View attachment 109541
I concur; ultimately, do what works for you, @Duck Tape , but I wouldn't lower them any more than is convenient for your right hand, because it's not like you're never gonna touch it with your right drumstick again. Don't you still play alternating 16ths? I lead with either hand depending on circumstances. My setup is right around @boomstick 's pic and my right & left arms aren't terribly different in position (left just doesn't have to reach as far).
 

Lefty Phillips

Well-known member
But my advantage in my post addresses crossed handed playing, which you conveniently glossed over.
I didn't gloss over it, no. I described how my kit is set up: "my snare and hi-hat are low and very close to each other in height, there's no ergonomic issue. If you generally prefer traditional grip, that's fine, but your snare has to be substantially higher to avoid interference with the stick on the snare. Matched grip, no need for that."

It sounds like your kit is set up for you to play with a traditional grip. If you were NEVER to use traditional grip, you would set it up differently, eliminating the ergonomic issues you described. My hat is about 30" from the floor, the front of my snare (which is angled towards me, not away like Krupa) is about 25" from the floor. No need to raise my arms or lean for either the snare or the hat. I do rotate my forearms for French and German grip.
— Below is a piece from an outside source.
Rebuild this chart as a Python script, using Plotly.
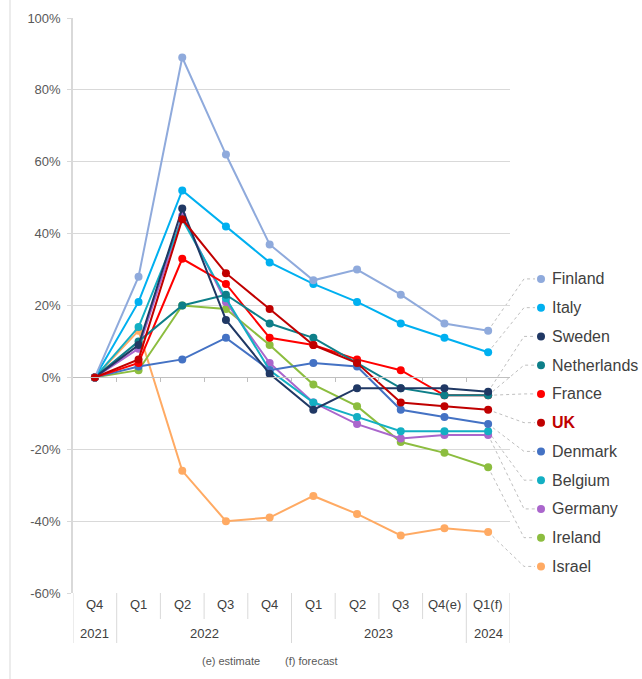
import plotly.graph_objects as go

quarters = ["Q4", "Q1", "Q2", "Q3", "Q4", "Q1", "Q2", "Q3", "Q4(e)", "Q1(f)"]
years = ["2021", "2022", "2023", "2024"]
year_spans = [(0, 0), (1, 4), (5, 8), (9, 9)]
y_ticks = [-60, -40, -20, 0, 20, 40, 60, 80, 100]

countries = ["Finland", "Italy", "Sweden", "Netherlands", "France", "UK",
             "Denmark", "Belgium", "Germany", "Ireland", "Israel"]
finland = [0, 28, 89, 62, 37, 27, 30, 23, 15, 13]
italy = [0, 21, 52, 42, 32, 26, 21, 15, 11, 7]
sweden = [0, 9, 47, 16, 1, -9, -3, -3, -3, -4]
netherlands = [0, 10, 20, 23, 15, 11, 4, -3, -5, -5]
france = [0, 4, 33, 26, 11, 9, 5, 2, -5, -5]
uk = [0, 5, 44, 29, 19, 9, 4, -7, -8, -9]
denmark = [0, 3, 5, 11, 2, 4, 3, -9, -11, -13]
belgium = [0, 14, 44, 22, 2, -7, -11, -15, -15, -15]
germany = [0, 8, 45, 21, 4, -7, -13, -17, -16, -16]
ireland = [0, 2, 20, 19, 9, -2, -8, -18, -21, -25]
israel = [0, 13, -26, -40, -39, -33, -38, -44, -42, -43]

values = {"Finland": finland, "Italy": italy, "Sweden": sweden,
          "Netherlands": netherlands, "France": france, "UK": uk,
          "Denmark": denmark, "Belgium": belgium, "Germany": germany,
          "Ireland": ireland, "Israel": israel}
colors = {"Finland": "#8FAADC", "Italy": "#00B0F0", "Sweden": "#203864",
          "Netherlands": "#0E7F89", "France": "#FF0000", "UK": "#C00000",
          "Denmark": "#4472C4", "Belgium": "#13AFC3", "Germany": "#AA66CC",
          "Ireland": "#8CBD3F", "Israel": "#FFAA63"}
draw_order = ["Israel", "Ireland", "Germany", "Belgium", "Denmark", "France",
              "Netherlands", "Sweden", "Italy", "Finland", "UK"]

FONT = "Liberation Sans, Arial"

# layout geometry (pixels)
W, H = 642, 679
L, R, T, B = 73, 510, 18, 593
pw, ph = R - L, B - T
ymin, ymax = -60, 100
n = len(quarters)

def px2paper_x(px):
    return (px - L) / pw

def px2paper_y(py):
    return (B - py) / ph

def val2paper_y(v):
    return (v - ymin) / (ymax - ymin)

xs = list(range(n))
fig = go.Figure()
for c in draw_order:
    fig.add_trace(go.Scatter(
        x=xs, y=values[c], mode="lines+markers", name=c,
        line=dict(color=colors[c], width=2),
        marker=dict(color=colors[c], size=8),
        showlegend=False, hoverinfo="skip"))

shapes = []
annotations = []

# category separators below the plot
for k in range(n + 1):
    xb = k - 0.5
    is_year = k in (0, 1, 5, 9, 10)
    y1 = px2paper_y(643) if is_year else px2paper_y(619)
    shapes.append(dict(type="line", xref="x", yref="paper", x0=xb, x1=xb,
                       y0=0, y1=y1, line=dict(color="#D9D9D9", width=1)))

for i, q in enumerate(quarters):
    annotations.append(dict(x=i, y=px2paper_y(604), xref="x", yref="paper",
                            text=q, showarrow=False, xanchor="center", yanchor="middle",
                            font=dict(size=13, color="#404040", family=FONT)))
for yr, (a, b) in zip(years, year_spans):
    annotations.append(dict(x=(a + b) / 2, y=px2paper_y(634), xref="x", yref="paper",
                            text=yr, showarrow=False, xanchor="center", yanchor="middle",
                            font=dict(size=13, color="#404040", family=FONT)))

annotations.append(dict(x=px2paper_x(231), y=px2paper_y(661), xref="paper", yref="paper",
                        text="(e) estimate", showarrow=False, xanchor="center", yanchor="middle",
                        font=dict(size=11, color="#595959", family=FONT)))
annotations.append(dict(x=px2paper_x(311), y=px2paper_y(661), xref="paper", yref="paper",
                        text="(f) forecast", showarrow=False, xanchor="center", yanchor="middle",
                        font=dict(size=11, color="#595959", family=FONT)))

# legend with leader lines
leg_top_val = 27.4
leg_step = 8.0
x_end = (n - 1 + 0.5) / n
for i, c in enumerate(countries):
    ly = val2paper_y(leg_top_val - leg_step * i)
    vy = val2paper_y(values[c][-1])
    elbow = px2paper_x(524)
    hend = px2paper_x(535)
    shapes.append(dict(type="path", xref="paper", yref="paper",
                       path=f"M {x_end},{vy} L {elbow},{ly} L {hend},{ly}",
                       line=dict(color="#BFBFBF", width=1, dash="dot"), layer="below"))
    cx = px2paper_x(541)
    rx = 4 / pw
    ry = 4 / ph
    shapes.append(dict(type="circle", xref="paper", yref="paper",
                       x0=cx - rx, x1=cx + rx, y0=ly - ry, y1=ly + ry,
                       fillcolor=colors[c], line=dict(color=colors[c], width=0)))
    txt = f"<b>{c}</b>" if c == "UK" else c
    col = "#C00000" if c == "UK" else "#404040"
    annotations.append(dict(x=px2paper_x(550), y=ly, xref="paper", yref="paper",
                            text=txt, showarrow=False, xanchor="left", yanchor="middle",
                            font=dict(size=16, color=col, family=FONT)))

# left border of chart
shapes.append(dict(type="line", xref="paper", yref="paper",
                   x0=px2paper_x(10), x1=px2paper_x(10),
                   y0=px2paper_y(H), y1=px2paper_y(0),
                   line=dict(color="#D9D9D9", width=1)))

fig.update_layout(
    width=W, height=H,
    margin=dict(l=L, r=W - R, t=T, b=H - B),
    paper_bgcolor="white", plot_bgcolor="white",
    shapes=shapes, annotations=annotations,
    xaxis=dict(range=[-0.5, n - 0.5], showgrid=False, zeroline=False,
               anchor="free", position=val2paper_y(0),
               showline=True, linecolor="#BFBFBF", linewidth=1,
               tickmode="array", tickvals=[k + 0.5 for k in range(n - 1)],
               ticks="outside", ticklen=4, tickcolor="#BFBFBF",
               showticklabels=False, fixedrange=True),
    yaxis=dict(range=[ymin, ymax], tickmode="array", tickvals=y_ticks,
               ticktext=[f"{v}%" for v in y_ticks],
               showgrid=True, gridcolor="#D9D9D9", gridwidth=1,
               zeroline=False, showline=True, linecolor="#D9D9D9", linewidth=1.5,
               ticks="outside", ticklen=4, tickcolor="#D9D9D9",
               tickfont=dict(size=13, color="#595959", family=FONT),
               ticklabelstandoff=4),
)

fig.write_html("out.html")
The only time my arms ever cross over is when I hit the splash (to the left of the hat) while playing the hat.

The only time I really have to extend my arms is to play the bells and shoulders of my ride and crash. Everything else is just right there. I spent a lot of time getting my kit set up to be this way, so as to avoid the injuries that so many drummers I know have experienced.

I'm not saying there's anything wrong with traditional grip. But I would set up my kit differently if that were my usual, or even occasional, approach.